I remember when the world changed.
UPS just dropped off my very first Kindle (a Kindle 2 if memory serves). I opened, and turned it on, and the world changed. From that point on the monthly trips to my local Barnes & Noble were a thing of the past. Wanted to read “A Dance with Dragons” the day it came out? Download it. Better yet. Pre-order it and it would be waiting for me when the book came out. Watching CNN and saw an interview with an author? Just download his book that night. No waiting. This is the 21st Century, right? No one waits.
The world permanently changed.
What followed was a succession of Kindles, then the iPad, and then the iPad 2, 3, Air, Mini, Pro. A whole book library that spanned 6 or more years that existed simply out there in the Cloud. Stuck between Amazon and Apple.
Years later — one night as I sat on the couch reading the next Star Wars novel tie-in on my iPad because I am Geek Eternal – I realized something. I missed the world the way it was.
I missed the heft of a hardcover book. The slick, glossy jacket. The binding. The paper. The way that paper smelled and the way each page felt when it turned. Most of all I missed the feeling of being surrounded by books. The comfort I felt deep down when I would look around my living room and see all of the books surrounding me.
The Case for the Book
This is not an argument where an outraged blogger tells you to throw your iPad in the trash, run over your Galaxy Tab with a truck and burn your Surface Pro in effigy. Digital books are here to stay and I am never going back to an era where I bought a physical copy of every single book. Digital books are too convenient and too portable to consider that, but I would argue that is time to re-introduce a limited selection of books, and the accompanying bookcase, into our homes.
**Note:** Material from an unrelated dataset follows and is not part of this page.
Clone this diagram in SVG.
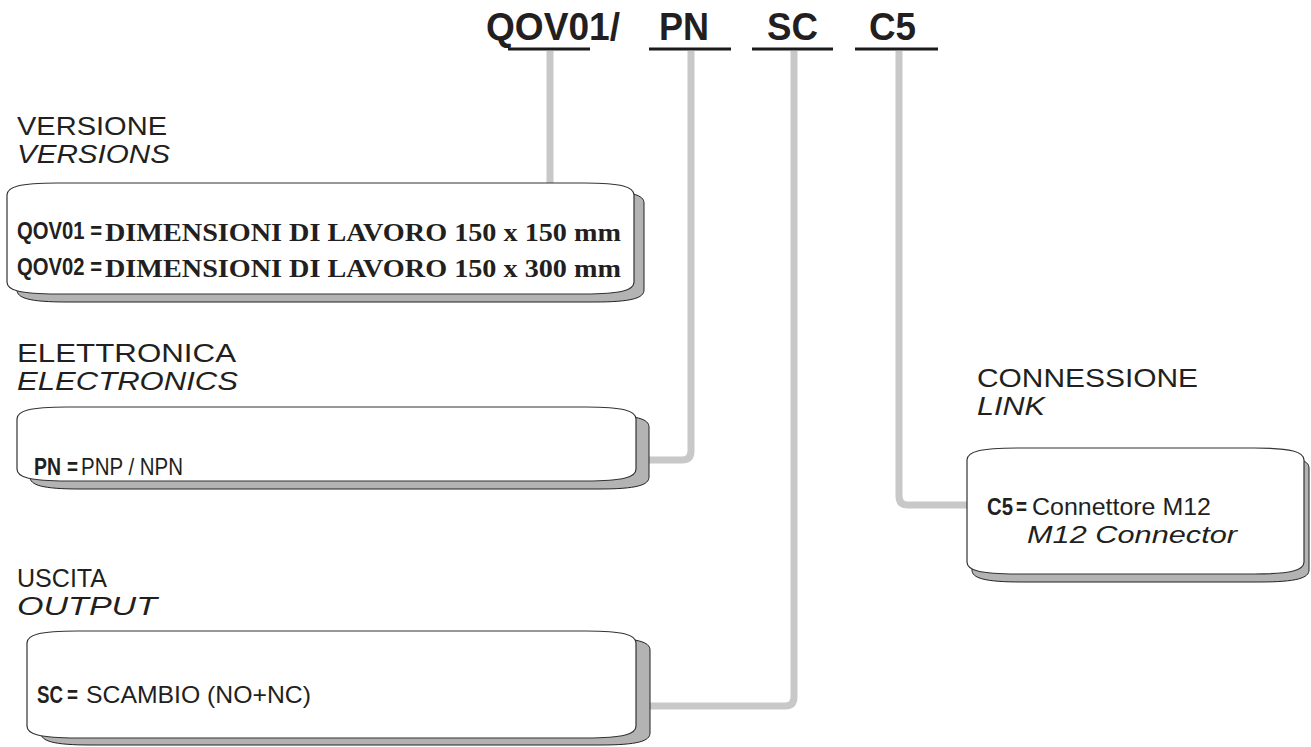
<svg xmlns="http://www.w3.org/2000/svg" width="1311" height="747" viewBox="0 0 1311 747">
<style>
.conn{fill:none;stroke:#c8c8c8;stroke-width:7}
.ul{stroke:#1a1a1a;stroke-width:3}
.box{fill:#fff;stroke:#333;stroke-width:1.2}
.sh{fill:#b3b3b3;stroke:#222;stroke-width:1}
.hd{font-family:"Liberation Sans",Arial,sans-serif;font-weight:bold;font-size:38px;fill:#231f20}
.lb{font-family:"Liberation Sans",Arial,sans-serif;font-size:25px;fill:#231f20}
.it{font-style:italic}
.b{font-family:"Liberation Sans",Arial,sans-serif;font-weight:bold;font-size:23px;fill:#231f20}
.tb{font-family:"Liberation Serif","Times New Roman",serif;font-weight:bold;font-size:25px;fill:#231f20}
.tx{font-family:"Liberation Sans",Arial,sans-serif;font-size:24px;fill:#231f20}
</style>
<g id="connectors">
<path class="conn" d="M550,51 L550,185"/>
<path class="conn" d="M691,51 L691,451 Q691,460 682,460 L648,460"/>
<path class="conn" d="M794,51 L794,697 Q794,706 785,706 L648,706"/>
<path class="conn" d="M899,51 L899,496 Q899,505 908,505 L968,505"/>
</g>
<g id="header">
<text class="hd" x="486" y="40" textLength="134" lengthAdjust="spacingAndGlyphs">QOV01/</text>
<text class="hd" x="659" y="40" textLength="50" lengthAdjust="spacingAndGlyphs">PN</text>
<text class="hd" x="767" y="40" textLength="51" lengthAdjust="spacingAndGlyphs">SC</text>
<text class="hd" x="869" y="40" textLength="47" lengthAdjust="spacingAndGlyphs">C5</text>
<line class="ul" x1="508" y1="49" x2="590" y2="49"/>
<line class="ul" x1="649" y1="49" x2="731" y2="49"/>
<line class="ul" x1="752" y1="49" x2="833" y2="49"/>
<line class="ul" x1="855" y1="49" x2="938" y2="49"/>
</g>
<g id="versioni">
<text class="lb" x="17" y="135" textLength="150" lengthAdjust="spacingAndGlyphs">VERSIONE</text>
<text class="lb it" x="17" y="163" textLength="153" lengthAdjust="spacingAndGlyphs">VERSIONS</text>
<path class="sh" d="M17,203 C17,195 29,191 67,191 L594,191 C632,191 644,195 644,203 L644,290 C644,298 632,302 594,302 L67,302 C29,302 17,298 17,290 Z"/>
<path class="box" d="M7,195 C7,187 19,183 57,183 L584,183 C622,183 634,187 634,195 L634,282 C634,290 622,294 584,294 L57,294 C19,294 7,290 7,282 Z"/>
<text class="b" x="17" y="239" textLength="85" lengthAdjust="spacingAndGlyphs">QOV01 =</text>
<text class="tb" x="105" y="241" textLength="516" lengthAdjust="spacingAndGlyphs">DIMENSIONI DI LAVORO 150 x 150 mm</text>
<text class="b" x="17" y="275" textLength="85" lengthAdjust="spacingAndGlyphs">QOV02 =</text>
<text class="tb" x="105" y="277" textLength="516" lengthAdjust="spacingAndGlyphs">DIMENSIONI DI LAVORO 150 x 300 mm</text>
</g>
<g id="elettronica">
<text class="lb" x="17" y="362" textLength="219" lengthAdjust="spacingAndGlyphs">ELETTRONICA</text>
<text class="lb it" x="17" y="390" textLength="221" lengthAdjust="spacingAndGlyphs">ELECTRONICS</text>
<path class="sh" d="M30,427 C30,419 42,415 80,415 L599,415 C637,415 649,419 649,427 L649,477 C649,485 637,489 599,489 L80,489 C42,489 30,485 30,477 Z"/>
<path class="box" d="M17,419 C17,411 29,407 67,407 L586,407 C624,407 636,411 636,419 L636,469 C636,477 624,481 586,481 L67,481 C29,481 17,477 17,469 Z"/>
<text class="b" x="34" y="475" textLength="27" lengthAdjust="spacingAndGlyphs">PN</text>
<text class="b" x="67" y="475" textLength="11" lengthAdjust="spacingAndGlyphs">=</text>
<text class="tx" x="81" y="475" textLength="102" lengthAdjust="spacingAndGlyphs">PNP / NPN</text>
</g>
<g id="uscita">
<text class="lb" x="17" y="587" textLength="90" lengthAdjust="spacingAndGlyphs">USCITA</text>
<text class="lb it" x="17" y="615" textLength="140" lengthAdjust="spacingAndGlyphs">OUTPUT</text>
<path class="sh" d="M41,650 C41,642 53,638 91,638 L600,638 C638,638 650,642 650,650 L650,733 C650,741 638,745 600,745 L91,745 C53,745 41,741 41,733 Z"/>
<path class="box" d="M27,643 C27,635 39,631 77,631 L586,631 C624,631 636,635 636,643 L636,726 C636,734 624,738 586,738 L77,738 C39,738 27,734 27,726 Z"/>
<text class="b" x="37" y="703" textLength="26" lengthAdjust="spacingAndGlyphs">SC</text>
<text class="b" x="67" y="703" textLength="11" lengthAdjust="spacingAndGlyphs">=</text>
<text class="tx" x="86" y="703" textLength="225" lengthAdjust="spacingAndGlyphs">SCAMBIO (NO+NC)</text>
</g>
<g id="connessione">
<text class="lb" x="977" y="387" textLength="221" lengthAdjust="spacingAndGlyphs">CONNESSIONE</text>
<text class="lb it" x="977" y="415" textLength="68" lengthAdjust="spacingAndGlyphs">LINK</text>
<path class="sh" d="M972,468 C972,460 984,456 1022,456 L1259,456 C1297,456 1309,460 1309,468 L1309,570 C1309,578 1297,582 1259,582 L1022,582 C984,582 972,578 972,570 Z"/>
<path class="box" d="M967,460 C967,452 979,448 1017,448 L1254,448 C1292,448 1304,452 1304,460 L1304,562 C1304,570 1292,574 1254,574 L1017,574 C979,574 967,570 967,562 Z"/>
<text class="b" x="987" y="515" textLength="26" lengthAdjust="spacingAndGlyphs">C5</text>
<text class="b" x="1016" y="515" textLength="11" lengthAdjust="spacingAndGlyphs">=</text>
<text class="tx" x="1032" y="515" textLength="179" lengthAdjust="spacingAndGlyphs">Connettore M12</text>
<text class="tx it" x="1027" y="543" textLength="210" lengthAdjust="spacingAndGlyphs">M12 Connector</text>
</g>
</svg>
Yes, books are stuff, and I can already here the counter-argument that the last thing anyone needs is more stuff. But a book is – or can be in the right hands – much more than just a Thing that Occupies Space and Collects Dust. A book is a conduit to the past and a dream of the future.
When you hold Hemingway’s “A Farewell to Arms” in your hands you are not just holding a two pieces of cardboard and 300 pages of paper. You are sharing a connection to one of English literature’s greatest authors, and to the events and authors that inspired him, and to the future authors who will be inspired by Hemingway. A physical book functions as a potent talisman and link to the artistic drive of every human. And does so in a way that no digital file or app or e-Reader can.
The Case for a Bookcase
If a book is conduit to the past and the connection to the future, the bookcase is the door that opens that conduit. Think of a bookcase as a second bedroom where your dreams sleep. A bookcase is also a great opportunity to showcase your artistic preferences.
A devotee of 18th and 19th Century literature? Consider a heavy wood bookcase, finished in dark colors, lined with favorite works from Arthur Conan Doyle and Charles Dickens. Frame it with a wood rolling ladder to complete the old world feel.
Follower of all things science fiction? Perhaps shelves lined with Asimov and Heinlein books to the ceiling. Accessible with one of our stainless steel library ladders.
Have eclectic tastes that run from James Joyce to Tom Clancy? Go a little nuts and mix traditional, contemporary and modern styles in your library or den.
Make a bookcase reflection of the authors and the moments that inspire you. Make a bookcase a deliberate statement of belief. Then integrate those moments and those beliefs into your library.
The Gatsby Future
I am reminded of The Great Gatsby. In a way technology has lead us down a path where we all could own physical books that we never read. But does that mean we are as false and callow as Gatsby and his unread library of books?
I have never liked the interpretation of that moment as a representation of Gatsby’s false nature. It rings true and resonates with the overall character, but perhaps Gatsby assembled those unread books for another people. Perhaps those books brought him comfort, some connection to humanity.
Maybe that is why he kept them. Maybe that is why we should all keep them.